I’ve actually posted on this subject way back in November (Here’s a link to that post).  And my writing style hasn’t changed much since then. 

To summarize: I’m a pantser.  I usually visualize a beginning and an end, then write to connect the two points.  This method works for me…most of the time. Sometimes I get serious writer’s block (haven’t added anything to my WIP since April 28th…yikes) and it takes a long time to figure my way out.  I know what has to happen next, but I’m having a hard time getting the words onto the paper. 

It happens. It’s frustrating.  I’m working on it. 

There is one thing always seems to help me get unstuck.  I write a synopsis for a query letter (not that I have to query any more…phew!).  It’s sort of like a mini-outline that identifies the major plot points.  Here’s a link  for what I wrote for THE BIDING TIME.  It’s certainly not perfect, but it helped remind me where my story is supposed to be heading. 

I’m hoping SAW IT COMING will go on submission soon, and maybe (just maybe) someone will be interested in turning it into a series.  And perhaps that editor would like to see my plans for the next book (an agent I talked to told me to prepare one…just in case).  I might have to write an actual, detailed outline.  My first attempt…well it turned into the first scene of the sequel (and it was way hotter than I intended. Which is sort of the reason I don’t like to plot — unexpected awesomeness!). But I’m interested to see how outlining will change the writing process and if I’ll be able to stick it. 

Doubt it.

How many of you are plotters/pantsers?  If you plot, are your outlines rigid or fluid?  If you’re a pantser, do you get writer’s block frequently or does your imagination always pull you out of trouble? 



    Oh, I’m envious of you pantsers! I’m a total plotter (I need a plan so I don’t get overwhelmed!) but my outlines are fluid. I’m constantly adding and deleting as I write.

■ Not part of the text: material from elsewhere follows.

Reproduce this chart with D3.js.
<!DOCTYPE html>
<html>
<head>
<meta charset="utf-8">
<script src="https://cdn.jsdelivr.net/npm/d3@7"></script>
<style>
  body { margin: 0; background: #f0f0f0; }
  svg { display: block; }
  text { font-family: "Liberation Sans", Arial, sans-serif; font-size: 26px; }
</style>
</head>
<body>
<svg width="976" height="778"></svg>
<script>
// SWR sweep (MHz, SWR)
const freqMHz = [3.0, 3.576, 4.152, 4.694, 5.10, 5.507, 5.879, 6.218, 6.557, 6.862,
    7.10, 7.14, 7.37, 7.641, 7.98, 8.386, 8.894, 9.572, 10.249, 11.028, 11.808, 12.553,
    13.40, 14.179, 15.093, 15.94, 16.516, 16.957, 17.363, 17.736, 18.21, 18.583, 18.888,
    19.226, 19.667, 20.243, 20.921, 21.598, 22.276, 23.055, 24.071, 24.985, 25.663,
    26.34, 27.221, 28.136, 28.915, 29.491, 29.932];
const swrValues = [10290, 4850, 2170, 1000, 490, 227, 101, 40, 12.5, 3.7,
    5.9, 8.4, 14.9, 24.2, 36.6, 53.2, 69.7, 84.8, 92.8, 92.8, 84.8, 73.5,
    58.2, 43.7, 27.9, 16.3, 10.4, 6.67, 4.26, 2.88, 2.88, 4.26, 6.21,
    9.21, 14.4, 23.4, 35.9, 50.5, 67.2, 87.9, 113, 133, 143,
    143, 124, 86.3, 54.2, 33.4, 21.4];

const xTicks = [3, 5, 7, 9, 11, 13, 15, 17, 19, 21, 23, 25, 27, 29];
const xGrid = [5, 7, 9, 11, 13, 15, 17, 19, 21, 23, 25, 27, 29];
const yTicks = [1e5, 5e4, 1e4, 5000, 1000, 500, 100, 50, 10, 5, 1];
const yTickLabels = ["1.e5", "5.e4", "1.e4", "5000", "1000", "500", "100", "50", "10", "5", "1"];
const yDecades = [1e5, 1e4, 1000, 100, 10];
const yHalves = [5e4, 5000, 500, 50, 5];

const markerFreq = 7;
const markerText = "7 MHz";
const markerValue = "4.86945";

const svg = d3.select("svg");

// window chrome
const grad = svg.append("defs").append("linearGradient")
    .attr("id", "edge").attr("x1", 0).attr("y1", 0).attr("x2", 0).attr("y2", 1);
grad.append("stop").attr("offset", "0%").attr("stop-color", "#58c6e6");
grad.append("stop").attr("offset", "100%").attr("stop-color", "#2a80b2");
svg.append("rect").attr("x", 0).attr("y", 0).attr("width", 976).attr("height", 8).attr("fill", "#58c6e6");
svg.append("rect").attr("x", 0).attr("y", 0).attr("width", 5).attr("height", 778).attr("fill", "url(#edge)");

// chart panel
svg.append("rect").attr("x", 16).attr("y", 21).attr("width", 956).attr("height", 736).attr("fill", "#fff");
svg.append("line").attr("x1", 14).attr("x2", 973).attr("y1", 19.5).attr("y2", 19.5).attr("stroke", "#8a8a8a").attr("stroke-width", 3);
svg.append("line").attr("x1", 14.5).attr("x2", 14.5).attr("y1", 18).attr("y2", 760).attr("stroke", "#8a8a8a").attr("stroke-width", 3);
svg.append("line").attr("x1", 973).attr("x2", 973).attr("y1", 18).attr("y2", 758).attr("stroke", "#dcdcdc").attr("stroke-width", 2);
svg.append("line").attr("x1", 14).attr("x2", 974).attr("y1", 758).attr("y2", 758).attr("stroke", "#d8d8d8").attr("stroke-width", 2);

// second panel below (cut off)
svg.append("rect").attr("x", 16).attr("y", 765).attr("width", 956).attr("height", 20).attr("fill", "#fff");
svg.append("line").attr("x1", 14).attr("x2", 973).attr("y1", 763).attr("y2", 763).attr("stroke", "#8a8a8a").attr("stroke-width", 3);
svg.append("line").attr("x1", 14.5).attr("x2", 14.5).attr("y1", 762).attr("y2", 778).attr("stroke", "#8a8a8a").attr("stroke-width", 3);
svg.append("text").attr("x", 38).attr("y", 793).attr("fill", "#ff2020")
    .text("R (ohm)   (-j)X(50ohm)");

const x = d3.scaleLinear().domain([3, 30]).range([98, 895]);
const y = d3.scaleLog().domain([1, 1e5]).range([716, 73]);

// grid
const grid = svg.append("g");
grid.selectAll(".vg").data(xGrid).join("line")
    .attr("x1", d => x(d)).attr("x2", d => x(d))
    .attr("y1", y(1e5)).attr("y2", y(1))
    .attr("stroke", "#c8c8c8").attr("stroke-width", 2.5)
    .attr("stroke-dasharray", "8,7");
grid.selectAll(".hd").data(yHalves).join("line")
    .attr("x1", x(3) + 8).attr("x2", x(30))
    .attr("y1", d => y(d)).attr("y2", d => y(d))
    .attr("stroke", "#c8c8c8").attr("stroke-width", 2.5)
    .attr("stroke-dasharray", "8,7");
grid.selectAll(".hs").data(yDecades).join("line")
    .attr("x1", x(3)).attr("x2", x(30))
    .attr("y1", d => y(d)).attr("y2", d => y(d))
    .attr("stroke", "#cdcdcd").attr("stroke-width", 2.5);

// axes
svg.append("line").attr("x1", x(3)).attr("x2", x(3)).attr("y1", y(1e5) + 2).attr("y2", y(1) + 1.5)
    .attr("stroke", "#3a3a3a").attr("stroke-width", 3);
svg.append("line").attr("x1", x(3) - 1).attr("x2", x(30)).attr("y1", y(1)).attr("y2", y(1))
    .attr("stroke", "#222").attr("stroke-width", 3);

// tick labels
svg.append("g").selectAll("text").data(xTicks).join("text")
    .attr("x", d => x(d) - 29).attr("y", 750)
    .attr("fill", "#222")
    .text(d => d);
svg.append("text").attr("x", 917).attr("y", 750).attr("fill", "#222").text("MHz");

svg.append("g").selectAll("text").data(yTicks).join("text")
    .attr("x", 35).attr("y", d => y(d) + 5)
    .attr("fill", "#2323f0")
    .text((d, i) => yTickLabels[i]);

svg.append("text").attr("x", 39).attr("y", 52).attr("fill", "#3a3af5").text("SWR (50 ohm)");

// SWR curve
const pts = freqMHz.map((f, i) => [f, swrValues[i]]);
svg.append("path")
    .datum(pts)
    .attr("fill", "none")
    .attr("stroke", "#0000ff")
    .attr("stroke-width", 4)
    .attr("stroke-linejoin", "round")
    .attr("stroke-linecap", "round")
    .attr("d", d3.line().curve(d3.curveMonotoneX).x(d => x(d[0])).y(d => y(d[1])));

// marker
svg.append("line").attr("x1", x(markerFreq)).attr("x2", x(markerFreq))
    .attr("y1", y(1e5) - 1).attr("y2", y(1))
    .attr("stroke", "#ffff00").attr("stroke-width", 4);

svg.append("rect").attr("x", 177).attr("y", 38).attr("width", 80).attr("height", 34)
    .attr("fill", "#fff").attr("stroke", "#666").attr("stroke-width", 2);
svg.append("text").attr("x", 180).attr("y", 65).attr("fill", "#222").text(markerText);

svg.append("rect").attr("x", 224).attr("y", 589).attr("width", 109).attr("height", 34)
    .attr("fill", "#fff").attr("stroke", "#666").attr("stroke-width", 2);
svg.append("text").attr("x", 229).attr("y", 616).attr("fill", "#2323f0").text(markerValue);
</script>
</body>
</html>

    Love the picture of you and your kiddo! 🙂

  • Heather Howland

    Oh, man. I have a pantser friend who is having to write outlines for the rest of a series and it’s not going well. I’ve seen your particular brand of madness before!

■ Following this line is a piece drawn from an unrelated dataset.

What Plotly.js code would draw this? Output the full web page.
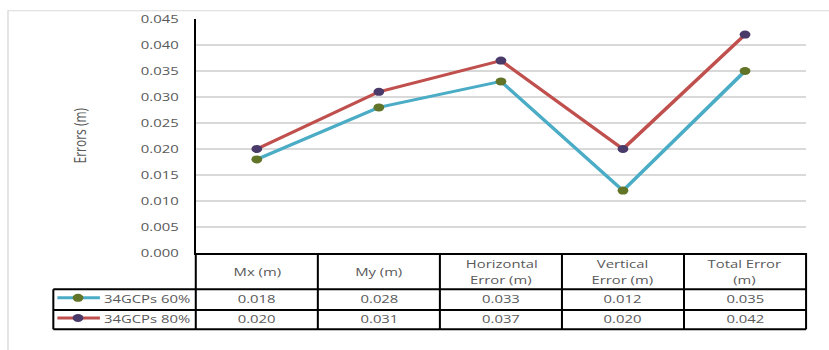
<!DOCTYPE html>
<html>
<head>
<meta charset="utf-8">
<script src="https://cdn.plot.ly/plotly-3.0.1.min.js"></script>
<style>
  html, body { margin: 0; padding: 0; background: #ffffff; overflow: hidden; }
  #wrap { width: 829px; height: 350px; overflow: hidden; }
  /* the chart is laid out narrow and widened horizontally, like the stretched Excel export */
  #chart { width: 614px; height: 350px; transform-origin: 0 0; transform: scaleX(1.3502); }
</style>
</head>
<body>
<div id="wrap"><div id="chart"></div></div>
<script>
// Error statistics per component, in metres
const categories = ['Mx (m)', 'My (m)', 'Horizontal<br>Error (m)', 'Vertical<br>Error (m)', 'Total Error<br>(m)'];
const seriesNames = ['34GCPs 60%', '34GCPs 80%'];
const gcp60 = [0.018, 0.028, 0.033, 0.012, 0.035];
const gcp80 = [0.020, 0.031, 0.037, 0.020, 0.042];
const yTicks = [0, 0.005, 0.010, 0.015, 0.020, 0.025, 0.030, 0.035, 0.040, 0.045];

const W = 614, H = 350;
const M = { l: 145, r: 17, t: 19, b: 97 };
const plotW = W - M.l - M.r, plotH = H - M.t - M.b;
const FONT = '"Open Sans", "Liberation Sans", sans-serif';
const TXT = '#595959';

const lineColors = ['#4bacc6', '#c0504d'];
const markerColors = ['#617428', '#4a3a6a'];
const values = [gcp60, gcp80];
const idx = categories.map((_, i) => i);

// pixel position (from the top of the figure) -> paper y
const py = p => (H - M.b - p) / plotH;
// pixel position (from the left of the figure) -> paper x
const px = p => (p - M.l) / plotW;

const data = values.map((v, k) => ({
  type: 'scatter', mode: 'lines+markers',
  x: idx, y: v, name: seriesNames[k],
  line: { color: lineColors[k], width: 3 },
  marker: { color: markerColors[k], size: 8 },
  cliponaxis: false,
  hoverinfo: 'skip'
}));

// table geometry
const nCol = categories.length;
const colEdge = i => i / nCol;               // paper x of column boundaries (range -0.5..n-0.5)
const rowHeader = py(289.3), rowA = py(310), rowB = py(329.3);
const legendLeft = px(39.5);

const shapes = [];
// light chart-area frame
shapes.push({ type: 'rect', xref: 'paper', yref: 'paper', x0: px(5.9), x1: 1.3, y0: py(10.7), y1: -1,
  line: { color: '#d9d9d9', width: 1 }, fillcolor: 'rgba(0,0,0,0)', layer: 'below' });
// vertical lines of the data table (column boundaries, incl. the axis line)
for (let i = 0; i <= nCol; i++) {
  shapes.push({ type: 'line', xref: 'paper', yref: 'paper', x0: colEdge(i), x1: colEdge(i),
    y0: 0, y1: rowB, line: { color: '#000', width: 1.5 } });
}
// legend cell left edge
shapes.push({ type: 'line', xref: 'paper', yref: 'paper', x0: legendLeft, x1: legendLeft,
  y0: rowHeader, y1: rowB, line: { color: '#000', width: 1.5 } });
// horizontal rules
[rowHeader, rowA, rowB].forEach(y => shapes.push({ type: 'line', xref: 'paper', yref: 'paper',
  x0: legendLeft, x1: 1, y0: y, y1: y, line: { color: '#000', width: 2 } }));

const annotations = [];
// column headers
categories.forEach((c, i) => {
  const lines = c.split('<br>');
  const centers = lines.length === 1 ? [271] : [263.3, 279.3];
  lines.forEach((t, j) => annotations.push({
    xref: 'x', yref: 'paper', x: i, y: py(centers[j]), text: t, showarrow: false,
    xanchor: 'center', yanchor: 'middle', font: { family: FONT, size: 11, color: TXT }
  }));
});
// value rows + legend keys
const rowCenters = [298.4, 318.6];
values.forEach((v, k) => {
  const yc = py(rowCenters[k]);
  v.forEach((val, i) => annotations.push({
    xref: 'x', yref: 'paper', x: i, y: yc, text: val.toFixed(3), showarrow: false,
    xanchor: 'center', yanchor: 'middle', font: { family: FONT, size: 11, color: TXT }
  }));
  annotations.push({ xref: 'paper', yref: 'paper', x: px(75.3), y: yc, text: seriesNames[k],
    showarrow: false, xanchor: 'left', yanchor: 'middle', font: { family: FONT, size: 11, color: TXT } });
  shapes.push({ type: 'line', xref: 'paper', yref: 'paper', x0: px(42.5), x1: px(74), y0: py(rowCenters[k] - 0.6), y1: py(rowCenters[k] - 0.6),
    line: { color: lineColors[k], width: 3 } });
  shapes.push({ type: 'circle', xref: 'paper', yref: 'paper', xsizemode: 'pixel', ysizemode: 'pixel',
    xanchor: px(57.8), yanchor: py(rowCenters[k] - 0.6), x0: -4, x1: 4, y0: -4, y1: 4,
    fillcolor: markerColors[k], line: { width: 0 } });
});
// y axis title
annotations.push({ xref: 'paper', yref: 'paper', x: px(58.5), y: 0.5, text: 'Errors (m)', textangle: -90,
  showarrow: false, xanchor: 'center', yanchor: 'middle', font: { family: FONT, size: 12, color: TXT } });

const layout = {
  width: W, height: H,
  margin: M,
  paper_bgcolor: '#ffffff', plot_bgcolor: '#ffffff',
  showlegend: false,
  font: { family: FONT, size: 11, color: TXT },
  xaxis: {
    range: [-0.5, nCol - 0.5], showticklabels: false, ticks: '', showgrid: false, zeroline: false,
    showline: true, linecolor: '#000', linewidth: 2, fixedrange: true
  },
  yaxis: {
    range: [0, 0.045], tickvals: yTicks, tickformat: '.3f', showgrid: true, gridcolor: '#d9d9d9', gridwidth: 1.2,
    zeroline: false, showline: true, linecolor: '#000', linewidth: 1.5,
    ticks: 'outside', ticklen: 9, tickcolor: 'rgba(0,0,0,0)',
    tickfont: { family: FONT, size: 11, color: TXT }, fixedrange: true
  },
  shapes: shapes,
  annotations: annotations
};

Plotly.newPlot('chart', data, layout, { staticPlot: true, displayModeBar: false, responsive: false });
</script>
</body>
</html>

    Me, I’m a plotter. My outlines are rigid, which keeps me from getting writer’s block. If I know where I’m going, I never get lost. It’s a win-win!

    Good luck with your outlines!

  • Tracey Neithercott

    I love the unexpected twists and turns that happen while pantsing it. Of course, I wouldn’t mind the cleaner first draft that comes from plotting. I thought about the fact that with subsequent books (if you’re open to a series) you have to write an outline or synopsis. That sounds kind of scary!

  • Theresa Milstein

    I’m a panster too. And I also write a query as soon as I have the major plot points. But I may take days or even weeks between scenes soI have some sense of what I’ll write. Other I write right away.

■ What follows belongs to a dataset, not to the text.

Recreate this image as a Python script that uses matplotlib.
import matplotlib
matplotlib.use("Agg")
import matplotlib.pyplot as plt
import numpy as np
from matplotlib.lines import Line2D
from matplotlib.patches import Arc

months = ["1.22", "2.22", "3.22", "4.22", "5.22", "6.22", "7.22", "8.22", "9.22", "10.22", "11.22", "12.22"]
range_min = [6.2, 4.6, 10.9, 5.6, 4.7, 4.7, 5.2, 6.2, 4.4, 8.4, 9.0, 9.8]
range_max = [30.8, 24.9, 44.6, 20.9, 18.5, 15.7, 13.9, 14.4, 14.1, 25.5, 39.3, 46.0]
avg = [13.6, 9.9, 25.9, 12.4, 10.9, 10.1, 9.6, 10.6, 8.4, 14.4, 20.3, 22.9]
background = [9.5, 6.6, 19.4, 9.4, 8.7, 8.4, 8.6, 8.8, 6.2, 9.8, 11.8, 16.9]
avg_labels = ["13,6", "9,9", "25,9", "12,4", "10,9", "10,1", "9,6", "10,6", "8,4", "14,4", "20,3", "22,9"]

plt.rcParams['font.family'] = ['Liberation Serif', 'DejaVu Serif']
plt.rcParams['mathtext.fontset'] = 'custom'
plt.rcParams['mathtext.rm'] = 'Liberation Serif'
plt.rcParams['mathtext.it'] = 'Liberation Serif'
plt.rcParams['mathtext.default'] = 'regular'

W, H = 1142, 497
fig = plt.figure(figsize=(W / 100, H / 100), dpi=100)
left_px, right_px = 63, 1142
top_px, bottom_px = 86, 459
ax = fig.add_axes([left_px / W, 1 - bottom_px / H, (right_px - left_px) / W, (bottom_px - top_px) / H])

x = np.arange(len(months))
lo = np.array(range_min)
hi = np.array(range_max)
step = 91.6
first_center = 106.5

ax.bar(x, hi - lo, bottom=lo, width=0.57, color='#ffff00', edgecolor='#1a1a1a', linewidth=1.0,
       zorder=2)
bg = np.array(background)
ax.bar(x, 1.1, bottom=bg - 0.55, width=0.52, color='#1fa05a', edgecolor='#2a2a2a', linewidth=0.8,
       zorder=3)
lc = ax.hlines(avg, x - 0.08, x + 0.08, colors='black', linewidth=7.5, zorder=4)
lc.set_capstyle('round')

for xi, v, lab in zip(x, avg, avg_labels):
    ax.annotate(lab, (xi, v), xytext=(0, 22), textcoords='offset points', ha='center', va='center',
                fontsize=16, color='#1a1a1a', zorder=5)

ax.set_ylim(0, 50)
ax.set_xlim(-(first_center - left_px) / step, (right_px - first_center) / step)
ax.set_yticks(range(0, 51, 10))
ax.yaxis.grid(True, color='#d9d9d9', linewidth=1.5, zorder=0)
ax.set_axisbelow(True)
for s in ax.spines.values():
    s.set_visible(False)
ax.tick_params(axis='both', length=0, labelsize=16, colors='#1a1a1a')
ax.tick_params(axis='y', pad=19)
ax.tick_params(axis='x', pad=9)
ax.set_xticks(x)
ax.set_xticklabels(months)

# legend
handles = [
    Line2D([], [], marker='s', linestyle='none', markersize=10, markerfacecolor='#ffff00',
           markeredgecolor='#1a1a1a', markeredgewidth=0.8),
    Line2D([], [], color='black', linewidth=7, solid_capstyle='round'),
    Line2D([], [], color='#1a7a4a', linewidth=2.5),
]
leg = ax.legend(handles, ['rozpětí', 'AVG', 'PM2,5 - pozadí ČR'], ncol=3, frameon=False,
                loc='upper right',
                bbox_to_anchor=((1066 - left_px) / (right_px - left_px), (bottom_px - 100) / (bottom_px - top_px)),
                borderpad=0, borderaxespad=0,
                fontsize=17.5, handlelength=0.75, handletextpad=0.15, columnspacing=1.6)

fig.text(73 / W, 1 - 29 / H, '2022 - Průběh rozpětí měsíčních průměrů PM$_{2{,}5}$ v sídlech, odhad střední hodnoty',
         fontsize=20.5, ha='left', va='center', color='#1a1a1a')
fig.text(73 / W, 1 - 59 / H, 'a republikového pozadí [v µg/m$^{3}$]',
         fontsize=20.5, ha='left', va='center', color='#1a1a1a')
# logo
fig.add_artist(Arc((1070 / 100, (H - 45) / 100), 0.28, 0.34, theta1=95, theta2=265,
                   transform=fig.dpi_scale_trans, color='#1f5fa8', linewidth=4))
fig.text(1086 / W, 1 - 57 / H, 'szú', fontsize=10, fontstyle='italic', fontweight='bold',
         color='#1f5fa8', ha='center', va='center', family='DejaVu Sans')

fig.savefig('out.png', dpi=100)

    Before this last WIP, I used to be more panster, writing the whole thing in about 6 or 8 weeks.

  • Rachel

    I’m much like you. I need a beginning, an ending, and a climactic scene in my head before I start. Then I just sit down and write to see how things connect between those points. I’ve tried a bunch of methods, and that’s what works best for me.

  • JEFritz

    I’m definitely a pantser. I know what’s going to happen, but never how until I sit down to write the scene. I always here good things about plotting, but I can’t imagine sitting down and figuring out the story unless I’m writing it!

  • Angelica R. Jackson

    I think if my books were more series oriented, I would definitely be plotting a wider story arc. As it is, I know there are certain points I want to hit (the conflict, etc) and fill in the blanks.

  • Alison Miller

    I do both, although I’ve been doing some detailed plotting lately. But I sure do like to see where my stories take me – it can be frustrating at times, but oh so fun and exciting too!